I have a method that builds a Tree from a parent list pointer in lua. In particular I have this lua table

parents = {2,3,13,5,12,7,11,9,10,11,12,13,14,0}

Along with two functions:

Function 1 (creates the node):

function create_node(parent, i, created, root)
  if created[i] ~= nil then
        return
  end
    print(i)
--    print(parent)
--  Create a new node and set created[i]
    local new_node = Tree()
    new_node.idx = i
    created[i] = new_node


--    If 'i' is root, change root pointer and return
    if parent[i] == 0 then
       root[1] = created[i] -- root[1] denotes root of the tree

       return
    end

--    If parent is not created, then create parent first
    if created[parent[i]] == nil  then
        create_node(parent, parent[i], created, root )
    end
    print(i)

--    Find parent pointer
    local p = created[parent[i]]
    print (p)

    if #p.children <=2 then
      print(p.idx)
      print(created[i].idx)
      p.add_child(created[i])
    end

end

Function 2 (creates the tree recursively): I have stopped the loop at one to test the first path from leaf to root i.e 1-2-3-13-14

function read_postorder_parent_tree(parents)
    n = #parents

--    Create and array created[] to keep track 
--    of created nodes, initialize all entries as None
    created = {}

    root = {}
    for i=1, 1 do
        create_node(parents, i, created, root)
    end
    return root[1]
end

The create_note method uses the below Tree class:

local Tree = torch.class('Tree')

function Tree:__init()
  self.parent = nil
  self.num_children = 0
  self.children = {}
end

function Tree:add_child(c)

  print(c)
  c.parent = self
  self.num_children = self.num_children + 1
  self.children[self.num_children] = c
end

Everything works fine but when I call p.add_child(created[i]) the argument is nil why? (why c is nil?) I have already checked that created[i] and p are not nil. How can i solve this and/or why this happening?

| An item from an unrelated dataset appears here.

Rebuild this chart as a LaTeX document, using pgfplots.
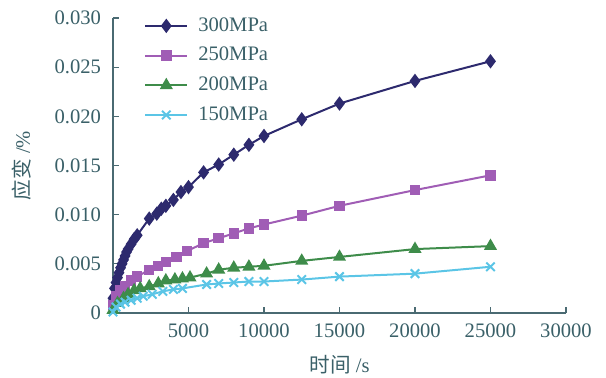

This is the error that I get:

./Tree.lua:16: attempt to index local 'c' (a nil value)
stack traceback:
    ./Tree.lua:16: in function 'add_child'
    main.lua:120: in function 'create_node'
    main.lua:109: in function 'create_node'
    main.lua:109: in function 'create_node'
    main.lua:109: in function 'create_node'
    main.lua:134: in function 'read_postorder_parent_tree'
    main.lua:153: in function 'main'
    main.lua:160: in main chunk
    [C]: in function 'dofile'
    ...3rto/torch/install/lib/luarocks/rocks/trepl/scm-1/bin/th:150: in main chunk
    [C]: at 0x00405d50

Upvotes: 2

Views: 1242

Answers (1)

IS4
IS4

Reputation: 13177

If you define a function in an object-oriented way, you must also call it in the same way.

function Tree:add_child(c)

This declares a function in an object-oriented way using the colon operator. To help you understand what that means, it can be rewritten like this:

Tree.add_child = function(self, c)

As you can see, an implicit self parameter is created to reflect the object the function was called on. However, you call the function via the standard way:

p.add_child(created[i])

Now you can see that what you really did was pass created[i] as self, not as c, which then of course happens to be nil. The standard way to call such a function is also via the colon operator:

p:add_child(created[i])

This implicitly passes p as self to the actual function, and now p will contain the actual argument.